Sikap Tegas Paguyuban: Tidak Mau Jadi Pengawas BPP & Siap Ambil Langkah Hukum
Paguyuban, mewakili ribuan lender di seluruh Indonesia, menegaskan:
- Menolak dilibatkan sebagai pengawas BPP (karena itu bukan tanggung jawab lender, melainkan manajemen perusahaan).
- Menolak segala upaya DSI melempar tanggung jawab kepada lender.
- Akan mengambil langkah-langkah yang perlu untuk mempertahankan dan memperjuangkan hak lender, baik melalui jalur hukum maupun mekanisme lain apabila DSI terus gagal memberikan transparansi, kepastian, dan komitmen nyata.
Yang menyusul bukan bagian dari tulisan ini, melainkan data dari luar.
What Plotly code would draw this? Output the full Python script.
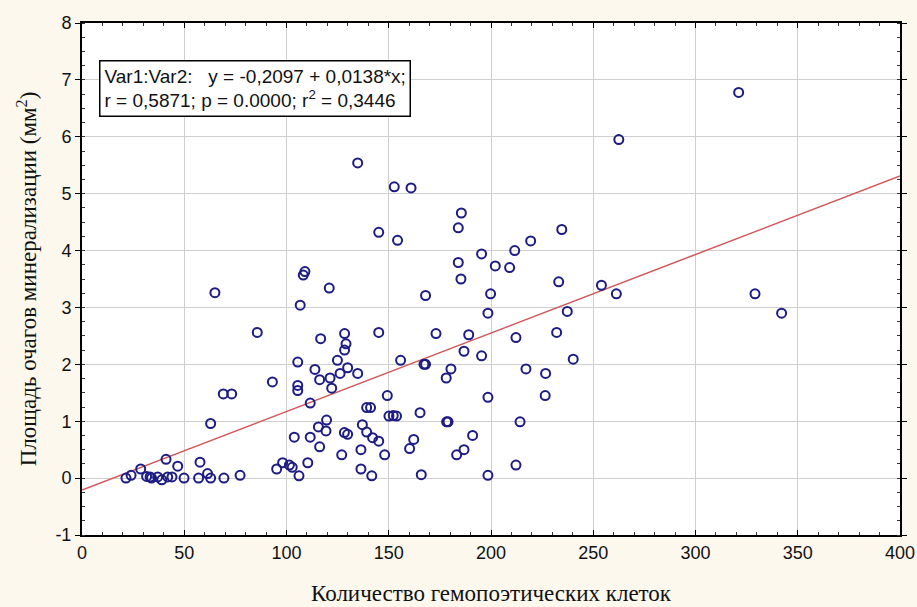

- Akan terus mengawal proses pemulihan hingga tuntas.
OJK wajib:
- memastikan DSI menyampaikan laporan keuangan yang akurat dan lengkap,
- mengawasi proses investigasi, pemulihan, dan pencairan dana lender,
- menindak setiap pelanggaran yang ditemukan,
- dan menjamin bahwa seluruh mekanisme perlindungan konsumen berjalan sebagaimana mestinya.
Paguyuban menegaskan bahwa tidak ada toleransi bagi kelalaian pengawasan, terlebih ketika ribuan lender menjadi korban. Pengawasan OJK tidak boleh sebatas administratif, tetapi harus proaktif, tegas, dan transparan.